The Wisdom of Knowing

September 24th, 2008, 7:37 am
We can consciously cultivate a capacity for empathy: with practice we can refine this awareness and recognize the subtle reality that we are fundamentally connected. We have this ability – to know one another directly – with no prior experience. There exists within us a “wisdom of knowing,” -  a system in which ”self” is not experienced as separate from “other.”


“As Giacomo Rizzolatti, the Italian neuroscientist who discovered mirror neurons, explains, these systems ‘allow us to grasp the minds of others not through conceptual reasoning but through direct simulation; by feeling, not thinking.’” (as quoted in Sandra Blakelee, “Cells That Read Minds.” New York Times, January 10, 2006. p.C3).
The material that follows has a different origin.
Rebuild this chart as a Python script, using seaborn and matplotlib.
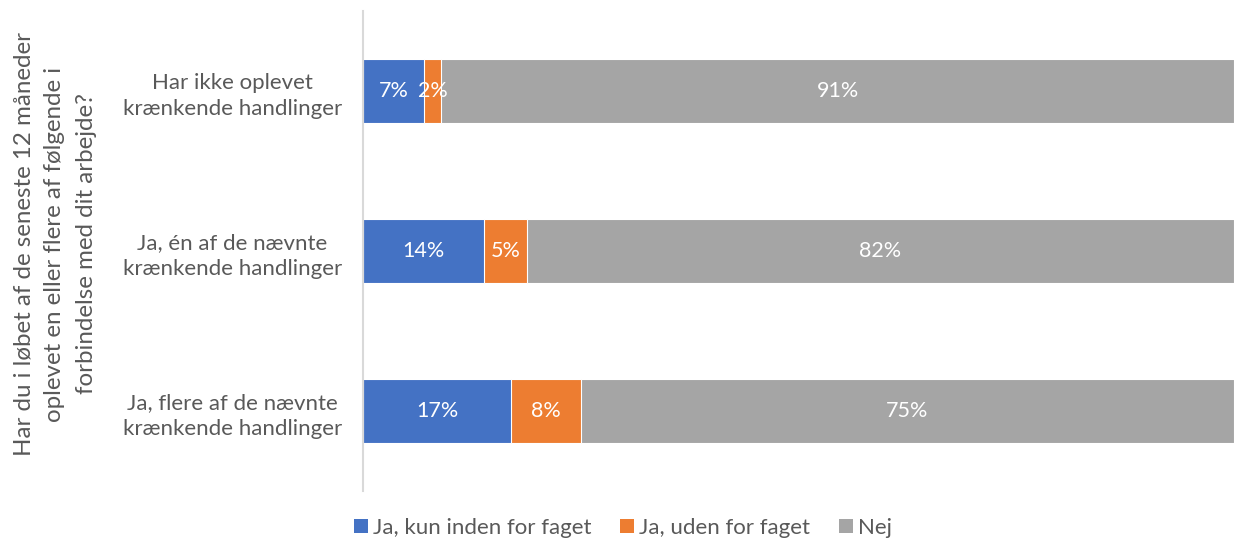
import pandas as pd
import matplotlib.pyplot as plt
import seaborn as sns
from matplotlib.patches import Patch

sns.set_theme(style="white")
plt.rcParams['font.family'] = ['Lato', 'DejaVu Sans']

categories = [
    "Har ikke oplevet\nkrænkende handlinger",
    "Ja, én af de nævnte\nkrænkende handlinger",
    "Ja, flere af de nævnte\nkrænkende handlinger",
]
series_names = ["Ja, kun inden for faget", "Ja, uden for faget", "Nej"]
kun_inden = [7, 14, 17]
uden_for = [2, 5, 8]
nej = [91, 82, 75]
colors = ["#4472C4", "#ED7D31", "#A5A5A5"]
text_grey = "#595959"

df = pd.DataFrame({
    "category": categories,
    series_names[0]: kun_inden,
    series_names[1]: uden_for,
    series_names[2]: nej,
})

# 100% stacked: normalise each row
raw = df[series_names]
shares = raw.div(raw.sum(axis=1), axis=0) * 100
cum = shares.cumsum(axis=1)

fig = plt.figure(figsize=(12.34, 5.38), dpi=100)
ax = fig.add_axes([363 / 1234, 1 - 491 / 538, 871 / 1234, 480 / 538])

# draw from the total down so each layer covers the previous one
for name, col in reversed(list(zip(series_names, colors))):
    sns.barplot(x=cum[name], y=df["category"], orient="h", color=col,
                width=0.4, edgecolor="white", linewidth=0.8, ax=ax,
                saturation=1)

for i in range(len(df)):
    start = 0
    for name in series_names:
        w = shares.loc[i, name]
        ax.text(start + w / 2, i, f"{raw.loc[i, name]}%", ha="center",
                va="center", color="white", fontsize=15.5)
        start += w

ax.set_xlim(0, 100)
ax.set_ylim(2.5, -0.5)
ax.set_xticks([])
ax.set_xlabel("")
ax.set_ylabel("")
ax.tick_params(axis="y", length=0, pad=15)
ax.set_yticks(range(len(categories)))
ax.set_yticklabels(categories, multialignment="center", fontsize=16,
                   color=text_grey, linespacing=1.35)
for s in ["top", "right", "bottom"]:
    ax.spines[s].set_visible(False)
ax.spines["left"].set_color("#D9D9D9")
ax.spines["left"].set_linewidth(1.5)

fig.text(55 / 1234, 1 - 244 / 538,
         "Har du i løbet af de seneste 12 måneder\n"
         "oplevet en eller flere af følgende i\n"
         "forbindelse med dit arbejde?",
         rotation=90, ha="center", va="center", multialignment="center",
         fontsize=17.4, color=text_grey, linespacing=1.6)

handles = [Patch(facecolor=c, edgecolor="none") for c in colors]
fig.legend(handles, series_names, loc="center", bbox_to_anchor=(0.505, 1 - 528 / 538),
           ncol=3, frameon=False, fontsize=16, labelcolor=text_grey,
           handlelength=0.6, handleheight=0.6, handletextpad=0.25,
           columnspacing=1.3)

fig.savefig("out.png", dpi=100)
Goleman, 2006, p. 43.
“This triggering of parallel circuitry in two brains lets us instantly achieve a shared sense of what counts in a given moment. This creates an immediacy, a sense of sharing the moment. Neuroscientists call that mutually reverberating state ‘empathic resonance,’ a brain-to-brain linkage that forms a two-person circuitry….” Goleman, 2006, p. 43.
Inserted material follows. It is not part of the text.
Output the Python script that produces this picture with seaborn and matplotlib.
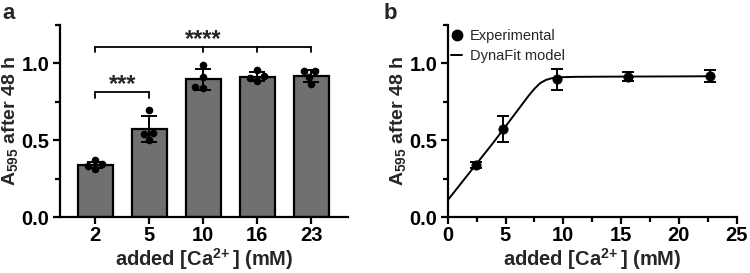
import numpy as np
import pandas as pd
import matplotlib
matplotlib.use("Agg")
import matplotlib.pyplot as plt
import seaborn as sns
from matplotlib.lines import Line2D
from matplotlib.ticker import MultipleLocator

# ---- data ----
categories = ["2", "5", "10", "16", "23"]
bar_means = [0.337, 0.572, 0.897, 0.915, 0.918]
bar_sd = [0.020, 0.086, 0.068, 0.030, 0.037]
replicates = {
    "2": [0.370, 0.345, 0.333, 0.315],
    "5": [0.700, 0.545, 0.540, 0.500],
    "10": [0.989, 0.913, 0.847, 0.840],
    "16": [0.956, 0.919, 0.889, 0.906],
    "23": [0.950, 0.950, 0.913, 0.865],
}
exp_conc = [2.45, 4.76, 9.5, 15.6, 22.7]
exp_mean = [0.337, 0.572, 0.897, 0.915, 0.918]
exp_sd = [0.020, 0.086, 0.068, 0.030, 0.037]
fit_x = [0, 1, 2, 3, 4, 5, 6, 6.5, 7, 7.5, 8, 8.5, 9, 9.5, 10, 11, 13, 16, 20, 22.7]
fit_y = [0.11, 0.205, 0.30, 0.395, 0.49, 0.59, 0.69, 0.74, 0.79, 0.835, 0.872,
         0.893, 0.904, 0.909, 0.911, 0.913, 0.914, 0.915, 0.916, 0.917]

sns.set_theme(style="ticks")
plt.rcParams["font.family"] = ["Liberation Sans", "DejaVu Sans"]
plt.rcParams["font.weight"] = "bold"
plt.rcParams["mathtext.fontset"] = "custom"
plt.rcParams["mathtext.rm"] = "Liberation Sans:bold"
plt.rcParams["mathtext.bf"] = "Liberation Sans:bold"
plt.rcParams["mathtext.it"] = "Liberation Sans:bold"
plt.rcParams["axes.linewidth"] = 1.6
for a in ("xtick", "ytick"):
    plt.rcParams[f"{a}.major.width"] = 1.6
    plt.rcParams[f"{a}.minor.width"] = 1.6
    plt.rcParams[f"{a}.major.size"] = 5
    plt.rcParams[f"{a}.minor.size"] = 3.5
    plt.rcParams[f"{a}.major.pad"] = 2.5
    plt.rcParams[f"{a}.color"] = "black"
plt.rcParams["xtick.major.pad"] = 1.5
plt.rcParams["axes.edgecolor"] = "black"

fig = plt.figure(figsize=(7.5, 2.73), dpi=100)
ax1 = fig.add_axes([0.080, 0.205, 0.384, 0.703])
ax2 = fig.add_axes([0.597, 0.205, 0.385, 0.703])

TICK_FS = 14.5
XLAB_FS = 14.5
YLAB_FS = 14
ylab = r"A$_{\mathbf{595}}$ after 48 h"
xlab = r"added [Ca$^{\mathbf{2\!+}}$] (mM)"

# ---- panel a ----
df_bar = pd.DataFrame({"conc": categories, "mean": bar_means})
sns.barplot(data=df_bar, x="conc", y="mean", order=categories, color="#707070",
            saturation=1, width=0.65, edgecolor="black", linewidth=1.6, ax=ax1)
ax1.errorbar(np.arange(len(categories)), bar_means, yerr=bar_sd, fmt="none",
             ecolor="black", elinewidth=1.4, capsize=6, capthick=1.4, zorder=4)
rows = [(c, v) for c in categories for v in replicates[c]]
df_pts = pd.DataFrame(rows, columns=["conc", "val"])
sns.swarmplot(data=df_pts, x="conc", y="val", order=categories, color="black",
              size=5.5, ax=ax1, zorder=5)
ax1.set_xlim(-0.65, 4.68)
ax1.set_ylim(0, 1.25)
ax1.yaxis.set_major_locator(MultipleLocator(0.5))
ax1.yaxis.set_minor_locator(MultipleLocator(0.25))

# significance brackets
def bracket(ax, xs, y, h, text, ty):
    ax.plot([xs[0], xs[-1]], [y, y], color="black", lw=1.3, clip_on=False)
    for x in xs:
        ax.plot([x, x], [y, y - h], color="black", lw=1.3, clip_on=False)
    ax.text((xs[0] + xs[-1]) / 2, ty, text, ha="center", va="center",
            fontsize=17, fontweight="bold")

bracket(ax1, [0, 1], 0.815, 0.037, "***", 0.865)
bracket(ax1, [0, 2, 3, 4], 1.109, 0.037, "****", 1.158)

# ---- panel b ----
df_fit = pd.DataFrame({"x": fit_x, "y": fit_y})
sns.lineplot(data=df_fit, x="x", y="y", color="black", lw=1.4, ax=ax2)
ax2.errorbar(exp_conc, exp_mean, yerr=exp_sd, fmt="none", ecolor="black",
             elinewidth=1.4, capsize=4, capthick=1.4, zorder=4)
df_exp = pd.DataFrame({"x": exp_conc, "y": exp_mean})
sns.scatterplot(data=df_exp, x="x", y="y", color="black", s=45, edgecolor="black",
                ax=ax2, zorder=5)
ax2.set_xlim(0, 25)
ax2.set_ylim(0, 1.25)
ax2.xaxis.set_major_locator(MultipleLocator(5))
ax2.xaxis.set_minor_locator(MultipleLocator(2.5))
ax2.yaxis.set_major_locator(MultipleLocator(0.5))
ax2.yaxis.set_minor_locator(MultipleLocator(0.25))
handles = [Line2D([], [], marker="o", color="black", ls="none", markersize=7.5),
           Line2D([], [], color="black", lw=1.4)]
ax2.legend(handles, ["Experimental", "DynaFit model"], loc="upper left",
           bbox_to_anchor=(-0.035, 1.05), frameon=False, handlelength=0.8,
           handletextpad=0.5, labelspacing=0.45,
           prop={"family": "Liberation Sans", "weight": "normal", "size": 10.5})

for ax in (ax1, ax2):
    ax.set_xlabel(xlab, fontsize=XLAB_FS, fontweight="bold")
    ax.set_ylabel(ylab, fontsize=YLAB_FS, fontweight="bold")
    ax.xaxis.set_label_coords(0.5, -0.15)
    ax.yaxis.set_label_coords(-0.138, 0.5)
    ax.tick_params(labelsize=TICK_FS)
    for lab in ax.get_xticklabels() + ax.get_yticklabels():
        lab.set_fontweight("bold")
    sns.despine(ax=ax)

fig.text(0.003, 0.99, "a", fontsize=16, fontweight="bold", va="top", ha="left")
fig.text(0.512, 0.99, "b", fontsize=16, fontweight="bold", va="top", ha="left")

fig.savefig("out.png", dpi=100)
“Stern concludes that our nervous systems ‘are constructed to be captured by the nervous systems of others, so that we can experience others as if from within their skins.’ At such moments we resonate with their experience, and they with ours.”
“We can no longer, Stern adds, ‘see our minds as so independent, separate and isolated,’ but instead we must view them as ‘permeable,’ continually interacting as though joined by an invisible link. At an unconscious level, we are in constant dialogue with anyone we interact with, our every feeling and very way of moving attuned to theirs. At least for the moment our mental life is cocreated, in an interconnected two-person matrix.” (Goleman, 2006, p. 43.)
References
Blakelee, Sandra. (2006, January 10). Cells That Read Minds.” New York Times, pp.C3.
Goleman, Daniel. (2006). Social intelligence: The new science of human relationships. NY: Bantam Dell.
Stern, Daniel. (2004). The present moment in psychotherapy and everyday life. New York: W.W. Norton. p.76.